The story behind My Week with Marilyn is told by Colin Clark (Eddie Redmayne), a 23-year-old film lover from an aggressively bookish British family. He travels to London to work as the third assistant director for the film The Prince and the Showgirl, starring Monroe (Michelle Williams) and Sir Laurence Olivier (Kenneth Branagh). Clark meets and falls in love with Monroe, who is, at this moment, meteorically famous, 30 years old and at the beginning of her third marriage to Arthur Miller. The rest of the film is spent watching Marilyn break down while Clark makes puppy-dog eyes at her and tells her how special and misunderstood she is. He is portrayed as the lifeline tethering her to this reality, without whom she would never have had the courage to finish the The Prince and the Showgirl. (What?! Why does this film keep insisting that Monroe is too scared and nervous to act? She’d been shaking it for the camera for years at this point. I chalk it up to Clark’s desire to see Monroe as someone intimidated by England and high art whom he could, therefore, lord over). 

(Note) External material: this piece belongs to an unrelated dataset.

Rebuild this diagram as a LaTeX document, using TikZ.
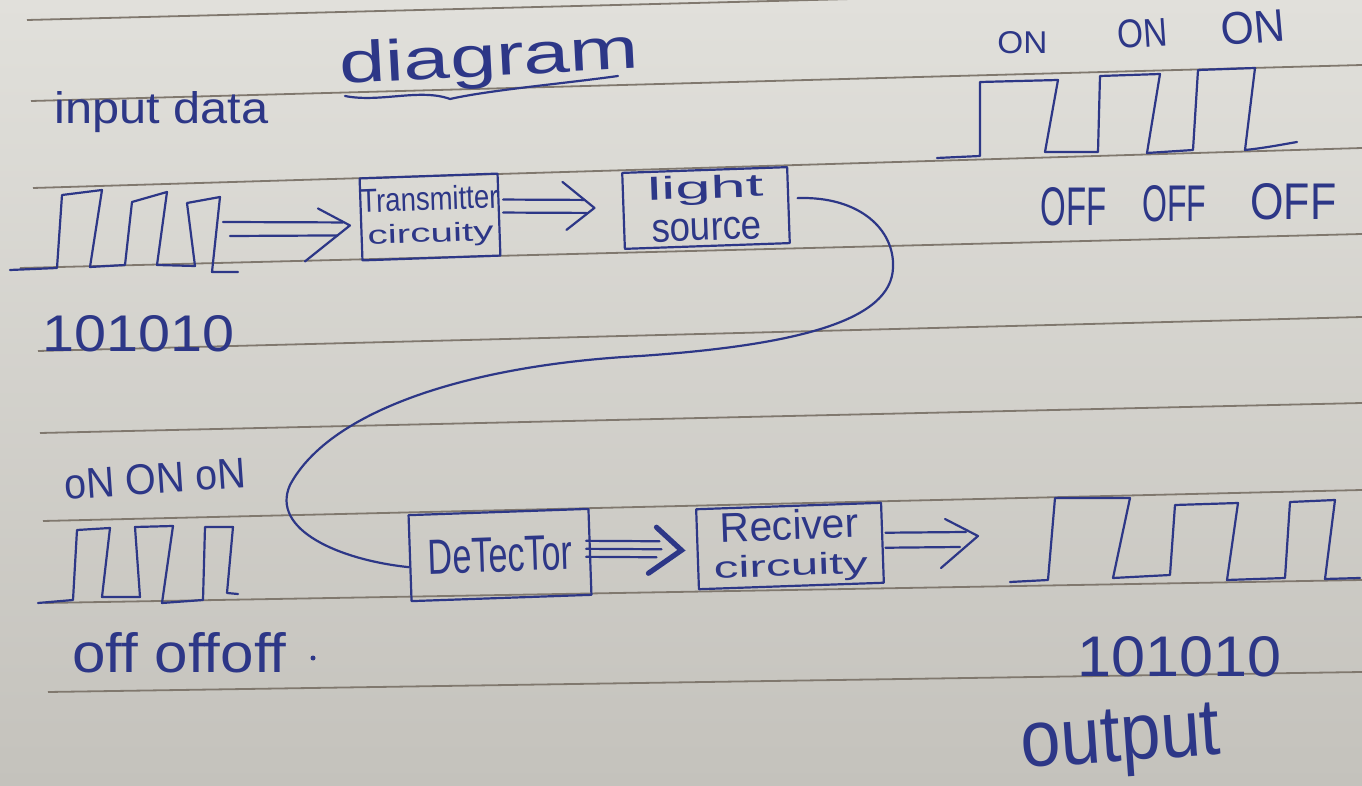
\documentclass[tikz,border=0pt]{standalone}
\usepackage{fontspec}
\setmainfont{Liberation Sans}
\usepackage{graphicx}
\definecolor{ink}{RGB}{45,55,135}
\definecolor{rulecol}{RGB}{128,120,110}
\definecolor{papertop}{RGB}{225,224,219}
\definecolor{paperbot}{RGB}{196,194,188}
\newcommand\hw[3]{\resizebox{#1pt}{#2pt}{#3}}
\begin{document}
\begin{tikzpicture}[x=0.5pt,y=-0.5pt,
  pen/.style={draw=ink,line width=1.1pt,line cap=round,line join=round},
  ruled/.style={draw=rulecol,line width=0.9pt},
  box/.style={pen,rectangle,inner sep=0pt,align=center,rotate=2,text=ink},
  lbl/.style={inner sep=0pt,anchor=base west,text=ink},
  headpen/.style={pen,line width=2.6pt,line join=miter}]
\useasboundingbox (0,0) rectangle (1362,786);
\shade[top color=papertop,bottom color=paperbot] (0,0) rectangle (1362,786);
% ruled lines of the paper
\foreach \xa/\ya/\yb in {27/20/-14,31/101/65,33/188/148,20/268/234,38/351/317,40/433/403,43/521/490,45/603/580,48/692/672}
  \draw[ruled] (\xa,\ya) -- (1362,\yb);

% blocks
\node[box,minimum width=67.5pt,minimum height=41pt,font=\fontsize{10}{16}\selectfont] (tx) at (430,217) {\hw{69}{12}{Transmitter}\\\hw{63}{9.5}{circuity}};
\node[box,minimum width=82.5pt,minimum height=38pt,font=\fontsize{10}{21}\selectfont] (ls) at (706,208) {\hw{58}{11.5}{light}\\\hw{55}{11}{source}};
\node[box,minimum width=90pt,minimum height=43pt] (det) at (500,555) {\hw{72}{17}{DeTecTor}};
\node[box,minimum width=92.5pt,minimum height=40pt,font=\fontsize{10}{18}\selectfont] (rx) at (790,546) {\hw{69}{15}{Reciver}\\\hw{77}{11}{circuity}};

% labels
\node[lbl] (indata) at (54,124) {\hw{107}{16}{input data}};
\node[lbl,rotate=3] (title) at (340,84) {\hw{150}{21}{diagram}};
\draw[pen] (345,96) .. controls (380,103) and (420,88) .. (450,99) .. controls (490,90) and (560,84) .. (618,76);
\node[lbl] (inbits) at (42,352) {\hw{96}{18}{101010}};
\node[lbl] (on1) at (997,54) {\hw{25}{11}{ON}};
\node[lbl,rotate=4] (on2) at (1118,49) {\hw{25}{14}{ON}};
\node[lbl,rotate=5] (on3) at (1222,46) {\hw{32}{16}{ON}};
\node[lbl] (off1) at (1040,226) {\hw{33}{19}{OFF}};
\node[lbl] (off2) at (1142,222) {\hw{32}{18}{OFF}};
\node[lbl] (off3) at (1250,220) {\hw{43}{18}{OFF}};
\node[lbl,rotate=4] (onb) at (65,500) {\hw{91}{15}{oN ON oN}};
\node[lbl] (offb) at (72,672) {\hw{107}{20}{off offoff}};
\node[circle,fill=ink,inner sep=0pt,minimum size=2.5pt] (dot) at (313,658) {};
\node[lbl] (outbits) at (1077,676) {\hw{102}{20}{101010}};
\node[lbl,rotate=4] (outlbl) at (1022,768) {\hw{100}{26}{output}};

% waveforms
\draw[pen] (10,270) -- (57,268) -- (62,195) -- (102,190) -- (90,267) -- (125,265) -- (132,202) -- (167,192) -- (157,265) -- (195,266) -- (187,203) -- (220,197) -- (212,272) -- (238,272);
\draw[pen] (937,158) -- (980,156) -- (980,82) -- (1058,80) -- (1045,152) -- (1098,152) -- (1100,76) -- (1160,74) -- (1147,153) -- (1193,150) -- (1198,70) -- (1255,68) -- (1245,150) .. controls (1265,148) and (1285,144) .. (1297,142);
\draw[pen] (38,603) -- (73,600) -- (77,530) -- (110,528) -- (102,597) -- (140,597) -- (135,527) -- (173,526) -- (162,603) -- (203,600) -- (205,527) -- (233,527) -- (227,593) -- (238,594);
\draw[pen] (1010,582) -- (1048,580) -- (1055,498) -- (1130,498) -- (1113,578) -- (1170,575) -- (1175,505) -- (1238,503) -- (1227,580) -- (1285,578) -- (1290,502) -- (1335,500) -- (1325,579) -- (1360,578);
\coordinate (win) at (226,229);
\coordinate (wout) at (978,536);

% arrow: input wave -> transmitter
\coordinate (t1) at ([shift={(-10,6)}]tx.west);
\draw[pen] ([shift={(-3,-7)}]win) -- ([shift={(-7,-3)}]t1);
\draw[pen] ([shift={(4,7)}]win) -- ([shift={(-12,10)}]t1);
\draw[pen] ([shift={(-32,-17)}]t1) -- (t1) -- ([shift={(-45,36)}]t1);

% arrow: transmitter -> light source
\coordinate (s2) at ([shift={(3,-9)}]tx.east);
\coordinate (t2) at ([shift={(-28,-3)}]ls.west);
\draw[pen] ([shift={(0,-6)}]s2) -- ([shift={(-10,-8)}]t2);
\draw[pen] ([shift={(0,7)}]s2) -- ([shift={(-8,5)}]t2);
\draw[pen] ([shift={(-32,-26)}]t2) -- (t2) -- ([shift={(-28,22)}]t2);

% fibre: light source -> detector
\draw[pen] ([shift={(8,-7)}]ls.east) .. controls (860,196) and (895,230) .. (893,268) .. controls (891,320) and (800,345) .. (640,356) .. controls (470,365) and (330,410) .. (290,485) .. controls (270,530) and (340,560) .. ([shift={(0,9)}]det.west);

% arrow: detector -> receiver
\coordinate (s3) at ([shift={(-5,-3)}]det.east);
\coordinate (t3) at ([shift={(-15,1)}]rx.west);
\draw[pen] ([shift={(0,-8)}]s3) -- ([shift={(-22,-9)}]t3);
\draw[pen] (s3) -- ([shift={(-20,-1)}]t3);
\draw[pen] ([shift={(0,8)}]s3) -- ([shift={(-25,7)}]t3);
\draw[headpen] ([shift={(-25,-23)}]t3) -- (t3) -- ([shift={(-33,23)}]t3);

% arrow: receiver -> output wave
\coordinate (s4) at ([shift={(2,-3)}]rx.east);
\draw[pen] ([shift={(0,-7)}]s4) -- ([shift={(-12,-4)}]wout);
\draw[pen] ([shift={(0,8)}]s4) -- ([shift={(-18,11)}]wout);
\draw[pen] ([shift={(-33,-17)}]wout) -- (wout) -- ([shift={(-37,32)}]wout);
\end{tikzpicture}
\end{document}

The film is 99 minutes of Monroe hissy fits that serve to align the spectator with Clark’s image of Marilyn as a poor, misunderstood child, but certainly not to entertain. This is the woman who exploited the confused sexuality of the 1950s for copious amounts of cash. She seduced the President, the U.S. Attorney General and one of America’s best playwrights. She formed her own production studio and worked against nuclear proliferation, segregation and McCarthyism. Monroe was no weak child who could not understand her effect. She got it. It is we who continue to misunderstand.
I do not wish to deride Michelle Williams—she was a great Jen for Dawson’s Creekand Alma for Brokeback Mountain—but her attempt to portray Monroe only highlights the film’s failure to comprehend the icon’s allure. My Week with Marilyn reduces Monroe to drugs, blond hair and boobs. Everyone in this movie is constantly remarking upon her irresistible and electrifying presence, and yet this indescribable charisma—tangible within the first seconds of a grainy YouTube clip of the real Marilyn—never materializes in Williams. We keep looking for Marilyn in Williams and yet all that appears is a mascara-streaked child, caught playing dress-up with her mother’s pearls. Williams is not alone in her inability to embody the Hollywood legends of the ’40s and ’50s. Julia Ormond as Vivien Leigh and Branagh as Olivier, though not at all bad, visibly illustrate the difference between an actor and a legend.
Unsurprisingly, the film is based on real-life Clark’s account of his time with her. Clark casts himself as the quintessential “nice guy” whom Monroe would totally be with if she knew what was best for her. But, as the film assures us time and time again, she cannot take care of herself, does not know her own mind and cannot handle her own success. Maybe some day we’ll get to see a movie about a woman who is successful without being haunted by all the home-cooked meals she never prepared for her husband.

My Review of The Artist

The Artist is a film (and I use the term “film” deliberately) about the Hollywood of our collective fantasies, the ideal Hollywood, the dream factory—a place that does not and never has existed, but that, nonetheless, we all recognize. The Artist is simultaneously tragic and hopeful, clever and sincere, exaggerated and understated, deadly serious and delightfully goofy. It is filmmaking pared down to its essential elements, arriving at its loftiest peaks. The Artist stands out among its Oscar rivals as a reminder of why people love going to the movies. Good cinema moves us to laugh and cry in unison with other audience members—strangers, except for in those brief moments—reacting at a visceral level to the drama unfolding on screen.